Your objective
Write out only the lines from the start of the entries up to and including the line with "const heatB = [283, 301, 397, 275, 208, 259];"; please skip the pictures.

Entries provided
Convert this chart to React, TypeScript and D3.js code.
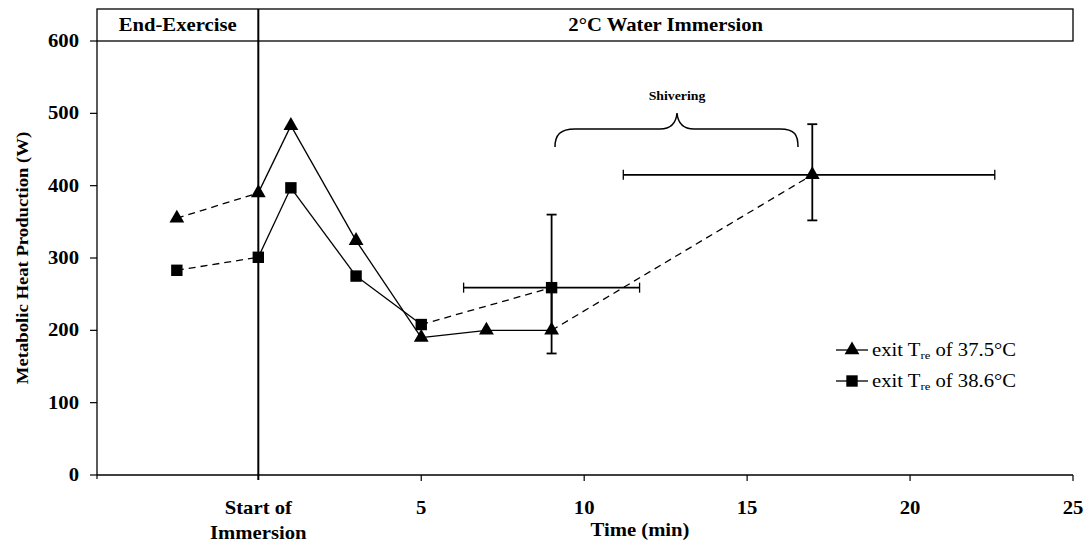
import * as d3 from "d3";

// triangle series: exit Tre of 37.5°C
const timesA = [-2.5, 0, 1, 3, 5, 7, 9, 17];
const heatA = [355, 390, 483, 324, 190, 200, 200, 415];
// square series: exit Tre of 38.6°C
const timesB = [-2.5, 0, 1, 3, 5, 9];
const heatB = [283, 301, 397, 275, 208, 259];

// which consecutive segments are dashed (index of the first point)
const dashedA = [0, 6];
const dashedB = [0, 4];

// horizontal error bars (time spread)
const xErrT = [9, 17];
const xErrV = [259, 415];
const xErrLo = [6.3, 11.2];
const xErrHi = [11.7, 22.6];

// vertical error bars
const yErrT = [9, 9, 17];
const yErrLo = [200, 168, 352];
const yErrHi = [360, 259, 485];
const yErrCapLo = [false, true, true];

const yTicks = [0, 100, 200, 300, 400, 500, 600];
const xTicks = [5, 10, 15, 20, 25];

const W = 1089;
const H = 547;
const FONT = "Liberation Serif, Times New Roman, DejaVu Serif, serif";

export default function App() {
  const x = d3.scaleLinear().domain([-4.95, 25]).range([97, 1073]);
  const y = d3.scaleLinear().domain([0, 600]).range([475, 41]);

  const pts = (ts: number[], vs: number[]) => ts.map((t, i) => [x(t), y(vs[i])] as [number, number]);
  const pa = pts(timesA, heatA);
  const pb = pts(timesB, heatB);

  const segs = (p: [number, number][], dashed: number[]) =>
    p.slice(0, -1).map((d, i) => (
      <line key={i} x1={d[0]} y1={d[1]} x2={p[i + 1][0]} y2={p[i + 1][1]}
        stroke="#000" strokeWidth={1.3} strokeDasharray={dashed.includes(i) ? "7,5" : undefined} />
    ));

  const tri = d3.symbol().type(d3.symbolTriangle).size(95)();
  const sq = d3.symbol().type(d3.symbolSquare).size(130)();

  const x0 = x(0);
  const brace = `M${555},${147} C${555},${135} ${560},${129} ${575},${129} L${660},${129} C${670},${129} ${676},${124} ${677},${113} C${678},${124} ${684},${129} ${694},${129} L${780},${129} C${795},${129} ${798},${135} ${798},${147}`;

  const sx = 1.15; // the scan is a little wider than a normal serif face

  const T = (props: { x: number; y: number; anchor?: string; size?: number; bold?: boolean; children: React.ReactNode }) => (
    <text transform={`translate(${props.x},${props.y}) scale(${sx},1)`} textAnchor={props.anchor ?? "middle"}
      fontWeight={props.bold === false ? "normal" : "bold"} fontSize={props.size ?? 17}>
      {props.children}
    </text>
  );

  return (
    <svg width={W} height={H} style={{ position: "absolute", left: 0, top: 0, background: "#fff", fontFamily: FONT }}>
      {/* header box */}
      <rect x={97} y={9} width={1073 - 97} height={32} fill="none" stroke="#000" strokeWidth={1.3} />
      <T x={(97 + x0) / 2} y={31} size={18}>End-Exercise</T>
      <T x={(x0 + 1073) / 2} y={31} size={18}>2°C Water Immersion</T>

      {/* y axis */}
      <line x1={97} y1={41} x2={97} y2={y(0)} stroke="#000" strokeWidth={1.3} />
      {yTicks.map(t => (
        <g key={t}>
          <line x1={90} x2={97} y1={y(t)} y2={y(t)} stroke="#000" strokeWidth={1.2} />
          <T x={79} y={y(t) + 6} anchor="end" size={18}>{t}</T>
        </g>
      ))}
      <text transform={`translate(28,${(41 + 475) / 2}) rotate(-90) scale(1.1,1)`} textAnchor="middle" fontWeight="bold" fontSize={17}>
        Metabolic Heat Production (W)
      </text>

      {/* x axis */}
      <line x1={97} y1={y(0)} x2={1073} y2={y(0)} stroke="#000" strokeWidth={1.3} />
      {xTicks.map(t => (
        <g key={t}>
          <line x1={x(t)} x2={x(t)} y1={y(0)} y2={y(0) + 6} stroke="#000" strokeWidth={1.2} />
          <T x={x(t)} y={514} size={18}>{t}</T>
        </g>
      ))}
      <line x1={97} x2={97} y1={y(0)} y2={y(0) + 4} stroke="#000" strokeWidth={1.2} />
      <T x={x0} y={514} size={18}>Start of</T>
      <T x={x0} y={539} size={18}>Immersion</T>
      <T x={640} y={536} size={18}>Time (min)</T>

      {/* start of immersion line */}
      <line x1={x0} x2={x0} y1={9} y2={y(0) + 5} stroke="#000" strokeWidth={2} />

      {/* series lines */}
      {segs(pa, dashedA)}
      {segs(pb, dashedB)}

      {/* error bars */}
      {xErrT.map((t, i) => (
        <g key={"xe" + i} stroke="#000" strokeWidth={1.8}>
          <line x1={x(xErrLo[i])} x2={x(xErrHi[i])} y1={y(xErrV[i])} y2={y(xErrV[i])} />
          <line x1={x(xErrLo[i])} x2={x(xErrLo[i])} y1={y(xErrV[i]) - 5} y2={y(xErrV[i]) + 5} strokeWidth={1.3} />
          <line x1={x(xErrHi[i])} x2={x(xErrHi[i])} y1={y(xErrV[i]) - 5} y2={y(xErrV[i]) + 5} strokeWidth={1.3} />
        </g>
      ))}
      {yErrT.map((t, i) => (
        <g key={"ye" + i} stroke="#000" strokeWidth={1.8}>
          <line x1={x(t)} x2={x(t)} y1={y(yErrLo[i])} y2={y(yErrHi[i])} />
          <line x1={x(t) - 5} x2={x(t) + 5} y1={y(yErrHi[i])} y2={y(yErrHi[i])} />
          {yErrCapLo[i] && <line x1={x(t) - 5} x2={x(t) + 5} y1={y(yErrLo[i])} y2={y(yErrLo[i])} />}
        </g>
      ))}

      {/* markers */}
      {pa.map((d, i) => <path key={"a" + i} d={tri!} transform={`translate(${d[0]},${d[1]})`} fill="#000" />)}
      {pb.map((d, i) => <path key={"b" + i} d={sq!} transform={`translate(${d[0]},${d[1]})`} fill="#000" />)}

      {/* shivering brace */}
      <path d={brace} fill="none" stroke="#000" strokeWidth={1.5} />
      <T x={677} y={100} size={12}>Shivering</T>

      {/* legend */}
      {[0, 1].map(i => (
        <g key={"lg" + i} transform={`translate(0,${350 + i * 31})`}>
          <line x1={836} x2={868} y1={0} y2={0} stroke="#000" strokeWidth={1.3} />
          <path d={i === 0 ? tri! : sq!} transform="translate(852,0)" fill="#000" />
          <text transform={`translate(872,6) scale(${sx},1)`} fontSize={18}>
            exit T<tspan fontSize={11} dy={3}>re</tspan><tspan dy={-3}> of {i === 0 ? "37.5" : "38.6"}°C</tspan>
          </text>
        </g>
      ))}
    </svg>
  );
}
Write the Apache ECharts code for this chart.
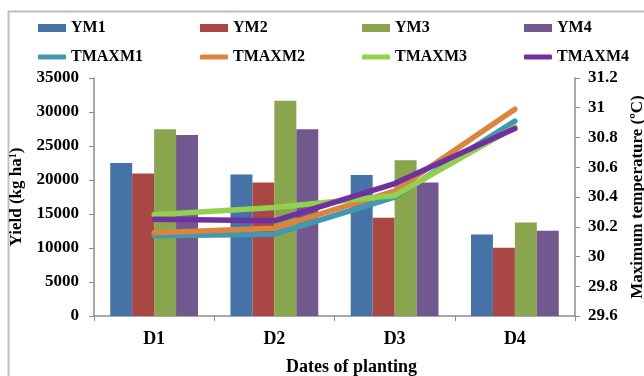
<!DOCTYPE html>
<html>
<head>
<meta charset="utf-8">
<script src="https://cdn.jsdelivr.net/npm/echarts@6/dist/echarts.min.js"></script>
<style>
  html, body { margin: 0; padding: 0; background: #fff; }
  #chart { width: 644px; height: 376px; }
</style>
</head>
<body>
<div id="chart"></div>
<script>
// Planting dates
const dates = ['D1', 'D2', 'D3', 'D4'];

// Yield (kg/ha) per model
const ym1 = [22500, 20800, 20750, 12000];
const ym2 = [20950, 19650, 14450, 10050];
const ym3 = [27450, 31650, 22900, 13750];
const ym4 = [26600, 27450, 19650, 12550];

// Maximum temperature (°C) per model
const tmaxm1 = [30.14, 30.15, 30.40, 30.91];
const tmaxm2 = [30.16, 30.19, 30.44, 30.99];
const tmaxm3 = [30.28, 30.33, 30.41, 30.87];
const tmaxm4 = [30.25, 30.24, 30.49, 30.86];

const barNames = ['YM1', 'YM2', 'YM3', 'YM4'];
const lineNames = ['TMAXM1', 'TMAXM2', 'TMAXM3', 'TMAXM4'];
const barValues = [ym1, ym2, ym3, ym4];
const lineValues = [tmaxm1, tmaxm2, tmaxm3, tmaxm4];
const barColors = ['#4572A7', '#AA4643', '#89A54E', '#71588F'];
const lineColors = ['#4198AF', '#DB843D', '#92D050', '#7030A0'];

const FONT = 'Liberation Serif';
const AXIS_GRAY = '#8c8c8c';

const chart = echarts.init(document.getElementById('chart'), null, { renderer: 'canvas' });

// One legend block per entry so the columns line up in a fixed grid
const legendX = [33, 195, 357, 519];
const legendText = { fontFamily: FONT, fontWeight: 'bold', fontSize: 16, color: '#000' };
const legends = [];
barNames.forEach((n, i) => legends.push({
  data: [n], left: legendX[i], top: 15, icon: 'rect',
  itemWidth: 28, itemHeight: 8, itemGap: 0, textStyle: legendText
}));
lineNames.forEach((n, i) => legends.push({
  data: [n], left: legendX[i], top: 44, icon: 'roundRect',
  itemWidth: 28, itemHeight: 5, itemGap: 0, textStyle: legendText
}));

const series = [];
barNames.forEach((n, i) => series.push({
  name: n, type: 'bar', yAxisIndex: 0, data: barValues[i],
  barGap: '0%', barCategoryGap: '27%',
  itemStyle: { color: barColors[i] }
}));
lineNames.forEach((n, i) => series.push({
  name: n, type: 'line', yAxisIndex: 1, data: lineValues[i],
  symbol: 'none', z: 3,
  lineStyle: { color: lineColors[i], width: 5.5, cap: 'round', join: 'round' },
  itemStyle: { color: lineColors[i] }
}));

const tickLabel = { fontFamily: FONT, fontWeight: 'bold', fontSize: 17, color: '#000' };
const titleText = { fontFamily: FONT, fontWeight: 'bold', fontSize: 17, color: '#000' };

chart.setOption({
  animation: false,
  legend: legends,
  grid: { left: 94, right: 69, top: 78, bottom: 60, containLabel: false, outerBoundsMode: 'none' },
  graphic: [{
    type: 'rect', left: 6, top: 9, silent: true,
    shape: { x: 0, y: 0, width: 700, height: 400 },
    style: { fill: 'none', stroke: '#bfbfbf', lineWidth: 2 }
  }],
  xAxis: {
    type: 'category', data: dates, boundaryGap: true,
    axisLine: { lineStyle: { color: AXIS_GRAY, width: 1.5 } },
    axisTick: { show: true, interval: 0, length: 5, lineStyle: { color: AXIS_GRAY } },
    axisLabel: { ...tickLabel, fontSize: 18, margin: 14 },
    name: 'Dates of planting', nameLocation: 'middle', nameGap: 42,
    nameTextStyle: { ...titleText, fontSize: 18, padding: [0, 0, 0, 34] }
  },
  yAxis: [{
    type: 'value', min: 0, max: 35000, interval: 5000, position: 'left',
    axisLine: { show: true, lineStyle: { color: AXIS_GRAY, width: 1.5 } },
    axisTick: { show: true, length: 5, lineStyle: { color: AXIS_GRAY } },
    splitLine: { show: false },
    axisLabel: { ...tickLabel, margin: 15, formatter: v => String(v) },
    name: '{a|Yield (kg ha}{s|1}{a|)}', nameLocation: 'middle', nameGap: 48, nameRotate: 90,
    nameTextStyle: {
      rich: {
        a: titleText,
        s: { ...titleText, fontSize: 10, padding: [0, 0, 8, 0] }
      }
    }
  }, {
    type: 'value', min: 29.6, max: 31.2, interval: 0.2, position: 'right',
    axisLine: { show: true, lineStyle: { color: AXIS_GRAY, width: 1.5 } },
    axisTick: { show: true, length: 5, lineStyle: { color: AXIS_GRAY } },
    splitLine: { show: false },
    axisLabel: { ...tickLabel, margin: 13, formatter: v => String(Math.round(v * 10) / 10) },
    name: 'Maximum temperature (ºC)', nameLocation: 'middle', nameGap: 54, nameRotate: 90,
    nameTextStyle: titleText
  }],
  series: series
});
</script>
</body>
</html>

Answer to this task
Convert this chart to React, TypeScript and D3.js code.
import * as d3 from "d3";

// triangle series: exit Tre of 37.5°C
const timesA = [-2.5, 0, 1, 3, 5, 7, 9, 17];
const heatA = [355, 390, 483, 324, 190, 200, 200, 415];
// square series: exit Tre of 38.6°C
const timesB = [-2.5, 0, 1, 3, 5, 9];
const heatB = [283, 301, 397, 275, 208, 259];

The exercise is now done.